• **Work to complete**
Quote every line from the top of the listing down to and including the line that contains "1.9, 1.95, 2.0]".

• **Given data**

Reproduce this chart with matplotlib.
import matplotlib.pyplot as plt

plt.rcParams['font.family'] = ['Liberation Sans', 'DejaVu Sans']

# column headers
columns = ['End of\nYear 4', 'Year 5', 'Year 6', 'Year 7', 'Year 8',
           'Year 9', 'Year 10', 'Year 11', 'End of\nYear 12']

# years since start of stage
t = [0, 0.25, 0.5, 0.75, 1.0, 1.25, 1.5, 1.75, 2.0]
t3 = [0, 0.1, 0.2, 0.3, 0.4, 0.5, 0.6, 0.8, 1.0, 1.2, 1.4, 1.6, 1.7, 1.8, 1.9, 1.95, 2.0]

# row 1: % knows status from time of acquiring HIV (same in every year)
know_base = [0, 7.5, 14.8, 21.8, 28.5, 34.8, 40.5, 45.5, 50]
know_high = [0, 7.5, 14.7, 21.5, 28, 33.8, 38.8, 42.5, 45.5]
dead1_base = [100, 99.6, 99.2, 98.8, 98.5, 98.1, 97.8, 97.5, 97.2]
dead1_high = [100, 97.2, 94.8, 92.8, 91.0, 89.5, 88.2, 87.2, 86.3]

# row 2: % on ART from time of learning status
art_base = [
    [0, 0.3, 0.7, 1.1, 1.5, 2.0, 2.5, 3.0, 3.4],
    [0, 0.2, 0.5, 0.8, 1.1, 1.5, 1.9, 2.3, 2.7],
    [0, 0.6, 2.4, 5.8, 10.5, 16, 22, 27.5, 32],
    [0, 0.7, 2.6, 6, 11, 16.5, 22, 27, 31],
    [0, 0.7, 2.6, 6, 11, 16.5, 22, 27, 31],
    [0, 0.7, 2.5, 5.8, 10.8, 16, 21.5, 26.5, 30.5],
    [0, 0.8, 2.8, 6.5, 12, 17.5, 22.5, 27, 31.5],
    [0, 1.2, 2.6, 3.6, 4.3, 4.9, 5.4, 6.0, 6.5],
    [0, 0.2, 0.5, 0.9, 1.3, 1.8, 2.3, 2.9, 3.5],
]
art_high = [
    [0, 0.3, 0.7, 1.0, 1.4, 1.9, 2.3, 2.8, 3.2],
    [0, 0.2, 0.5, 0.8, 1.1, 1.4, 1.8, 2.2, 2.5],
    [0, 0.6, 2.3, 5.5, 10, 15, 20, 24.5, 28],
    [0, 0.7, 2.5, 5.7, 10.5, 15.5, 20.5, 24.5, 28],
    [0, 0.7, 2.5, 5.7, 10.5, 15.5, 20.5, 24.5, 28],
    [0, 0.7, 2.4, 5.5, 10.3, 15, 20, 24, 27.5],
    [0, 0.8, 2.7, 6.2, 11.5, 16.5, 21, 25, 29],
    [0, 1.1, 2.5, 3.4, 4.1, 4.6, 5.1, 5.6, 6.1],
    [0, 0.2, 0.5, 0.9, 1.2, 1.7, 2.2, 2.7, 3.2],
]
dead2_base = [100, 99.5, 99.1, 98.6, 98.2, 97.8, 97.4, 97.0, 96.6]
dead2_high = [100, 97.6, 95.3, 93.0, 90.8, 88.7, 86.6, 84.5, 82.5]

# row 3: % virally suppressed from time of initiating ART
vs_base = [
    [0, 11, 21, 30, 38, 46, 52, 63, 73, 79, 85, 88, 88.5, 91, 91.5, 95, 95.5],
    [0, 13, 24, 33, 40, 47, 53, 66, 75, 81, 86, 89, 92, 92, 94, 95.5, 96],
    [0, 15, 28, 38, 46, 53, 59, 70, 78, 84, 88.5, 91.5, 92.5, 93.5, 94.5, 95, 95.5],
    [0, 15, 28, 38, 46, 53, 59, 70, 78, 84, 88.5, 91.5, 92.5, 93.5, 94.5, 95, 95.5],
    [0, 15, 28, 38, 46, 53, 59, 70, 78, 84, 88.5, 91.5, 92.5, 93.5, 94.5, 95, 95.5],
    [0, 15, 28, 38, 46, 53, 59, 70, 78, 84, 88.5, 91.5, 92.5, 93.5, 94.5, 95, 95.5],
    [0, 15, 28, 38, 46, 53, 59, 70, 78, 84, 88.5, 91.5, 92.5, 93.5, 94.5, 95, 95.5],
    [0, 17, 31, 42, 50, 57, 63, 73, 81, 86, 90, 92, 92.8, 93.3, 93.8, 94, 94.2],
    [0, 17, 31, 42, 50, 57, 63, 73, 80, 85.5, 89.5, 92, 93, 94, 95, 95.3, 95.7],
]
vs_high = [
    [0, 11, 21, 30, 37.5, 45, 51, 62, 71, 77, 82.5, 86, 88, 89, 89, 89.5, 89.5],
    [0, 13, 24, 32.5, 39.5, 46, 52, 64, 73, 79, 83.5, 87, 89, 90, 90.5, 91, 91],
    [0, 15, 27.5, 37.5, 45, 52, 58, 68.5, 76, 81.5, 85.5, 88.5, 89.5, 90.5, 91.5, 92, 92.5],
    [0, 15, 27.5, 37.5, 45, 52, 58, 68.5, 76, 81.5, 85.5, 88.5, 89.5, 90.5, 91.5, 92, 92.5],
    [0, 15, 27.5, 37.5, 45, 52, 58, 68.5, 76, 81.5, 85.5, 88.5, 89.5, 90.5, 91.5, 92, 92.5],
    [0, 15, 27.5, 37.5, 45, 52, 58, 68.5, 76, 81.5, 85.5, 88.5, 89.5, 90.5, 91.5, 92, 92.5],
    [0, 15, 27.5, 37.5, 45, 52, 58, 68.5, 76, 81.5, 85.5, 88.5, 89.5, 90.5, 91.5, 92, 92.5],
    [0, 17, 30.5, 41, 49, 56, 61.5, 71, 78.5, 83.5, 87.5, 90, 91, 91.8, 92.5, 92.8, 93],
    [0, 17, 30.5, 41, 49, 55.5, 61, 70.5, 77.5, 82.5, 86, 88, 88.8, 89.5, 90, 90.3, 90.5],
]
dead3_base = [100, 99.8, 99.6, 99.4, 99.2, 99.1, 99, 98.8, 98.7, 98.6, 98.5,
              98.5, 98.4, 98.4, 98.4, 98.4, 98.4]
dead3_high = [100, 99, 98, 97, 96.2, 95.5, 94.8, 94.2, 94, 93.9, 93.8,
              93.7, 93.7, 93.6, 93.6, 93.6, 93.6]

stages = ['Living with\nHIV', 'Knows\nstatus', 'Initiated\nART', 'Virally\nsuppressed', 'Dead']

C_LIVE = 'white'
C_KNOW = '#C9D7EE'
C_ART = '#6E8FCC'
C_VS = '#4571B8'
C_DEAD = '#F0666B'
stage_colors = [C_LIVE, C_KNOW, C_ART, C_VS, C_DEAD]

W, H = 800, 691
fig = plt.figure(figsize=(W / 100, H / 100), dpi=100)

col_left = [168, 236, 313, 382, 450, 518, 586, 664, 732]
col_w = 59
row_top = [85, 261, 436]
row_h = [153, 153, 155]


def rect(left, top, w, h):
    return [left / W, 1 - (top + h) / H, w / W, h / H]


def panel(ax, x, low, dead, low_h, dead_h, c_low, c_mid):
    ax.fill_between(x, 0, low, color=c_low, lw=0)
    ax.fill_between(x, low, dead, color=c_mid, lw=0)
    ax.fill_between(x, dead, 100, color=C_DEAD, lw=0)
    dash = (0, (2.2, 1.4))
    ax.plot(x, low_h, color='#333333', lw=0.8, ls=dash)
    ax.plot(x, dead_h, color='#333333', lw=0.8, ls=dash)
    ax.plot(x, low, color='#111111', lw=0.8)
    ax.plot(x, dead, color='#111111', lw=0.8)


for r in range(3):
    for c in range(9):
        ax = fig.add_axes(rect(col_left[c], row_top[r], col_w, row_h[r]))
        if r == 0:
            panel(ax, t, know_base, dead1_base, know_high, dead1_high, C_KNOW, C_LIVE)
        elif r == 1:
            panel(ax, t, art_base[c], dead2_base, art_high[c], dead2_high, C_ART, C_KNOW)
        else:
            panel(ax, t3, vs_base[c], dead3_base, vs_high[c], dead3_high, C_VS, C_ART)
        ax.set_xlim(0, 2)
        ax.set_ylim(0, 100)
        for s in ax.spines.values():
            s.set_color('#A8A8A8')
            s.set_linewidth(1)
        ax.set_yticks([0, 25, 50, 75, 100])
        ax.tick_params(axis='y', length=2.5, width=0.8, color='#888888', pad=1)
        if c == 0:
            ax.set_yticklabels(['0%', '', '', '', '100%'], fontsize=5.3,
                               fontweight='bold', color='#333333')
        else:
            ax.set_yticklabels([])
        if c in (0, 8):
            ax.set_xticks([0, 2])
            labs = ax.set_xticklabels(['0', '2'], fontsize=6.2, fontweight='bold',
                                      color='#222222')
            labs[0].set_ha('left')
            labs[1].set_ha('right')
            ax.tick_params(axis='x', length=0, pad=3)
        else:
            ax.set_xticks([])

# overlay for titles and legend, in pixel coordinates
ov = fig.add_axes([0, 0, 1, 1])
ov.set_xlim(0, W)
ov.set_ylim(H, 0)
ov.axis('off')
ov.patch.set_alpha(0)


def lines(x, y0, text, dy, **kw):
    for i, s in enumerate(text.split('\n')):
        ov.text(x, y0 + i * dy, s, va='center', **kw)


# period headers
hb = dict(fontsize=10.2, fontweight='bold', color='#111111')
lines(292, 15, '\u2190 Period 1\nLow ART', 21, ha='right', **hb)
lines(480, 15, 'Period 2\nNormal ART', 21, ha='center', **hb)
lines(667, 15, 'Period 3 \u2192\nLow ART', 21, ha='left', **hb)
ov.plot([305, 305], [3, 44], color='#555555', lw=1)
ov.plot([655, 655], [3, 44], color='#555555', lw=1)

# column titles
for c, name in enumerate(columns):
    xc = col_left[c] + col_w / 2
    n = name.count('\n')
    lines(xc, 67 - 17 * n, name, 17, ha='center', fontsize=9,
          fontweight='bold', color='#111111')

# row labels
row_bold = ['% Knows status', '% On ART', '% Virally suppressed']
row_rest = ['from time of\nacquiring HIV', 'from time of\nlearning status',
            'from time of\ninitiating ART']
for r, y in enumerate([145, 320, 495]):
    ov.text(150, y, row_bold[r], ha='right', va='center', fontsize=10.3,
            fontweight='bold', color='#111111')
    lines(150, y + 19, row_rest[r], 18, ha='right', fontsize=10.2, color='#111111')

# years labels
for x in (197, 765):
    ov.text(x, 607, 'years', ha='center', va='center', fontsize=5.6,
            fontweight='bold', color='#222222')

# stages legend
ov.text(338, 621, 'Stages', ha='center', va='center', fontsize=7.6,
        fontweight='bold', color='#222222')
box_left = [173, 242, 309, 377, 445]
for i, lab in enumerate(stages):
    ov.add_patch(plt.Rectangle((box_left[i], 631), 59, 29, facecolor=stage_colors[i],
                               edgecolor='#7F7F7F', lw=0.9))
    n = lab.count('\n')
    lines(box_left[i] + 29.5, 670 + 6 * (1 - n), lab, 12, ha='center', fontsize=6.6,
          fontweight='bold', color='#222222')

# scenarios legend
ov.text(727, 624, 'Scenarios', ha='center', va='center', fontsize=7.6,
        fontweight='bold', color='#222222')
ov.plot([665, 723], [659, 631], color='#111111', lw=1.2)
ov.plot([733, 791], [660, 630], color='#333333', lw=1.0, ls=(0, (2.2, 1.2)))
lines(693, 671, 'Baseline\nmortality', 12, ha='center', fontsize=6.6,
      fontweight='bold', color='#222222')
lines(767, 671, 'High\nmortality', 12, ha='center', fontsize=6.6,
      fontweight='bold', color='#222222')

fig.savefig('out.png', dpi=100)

• **The solution**
Reproduce this chart with matplotlib.
import matplotlib.pyplot as plt

plt.rcParams['font.family'] = ['Liberation Sans', 'DejaVu Sans']

# column headers
columns = ['End of\nYear 4', 'Year 5', 'Year 6', 'Year 7', 'Year 8',
           'Year 9', 'Year 10', 'Year 11', 'End of\nYear 12']

# years since start of stage
t = [0, 0.25, 0.5, 0.75, 1.0, 1.25, 1.5, 1.75, 2.0]
t3 = [0, 0.1, 0.2, 0.3, 0.4, 0.5, 0.6, 0.8, 1.0, 1.2, 1.4, 1.6, 1.7, 1.8, 1.9, 1.95, 2.0]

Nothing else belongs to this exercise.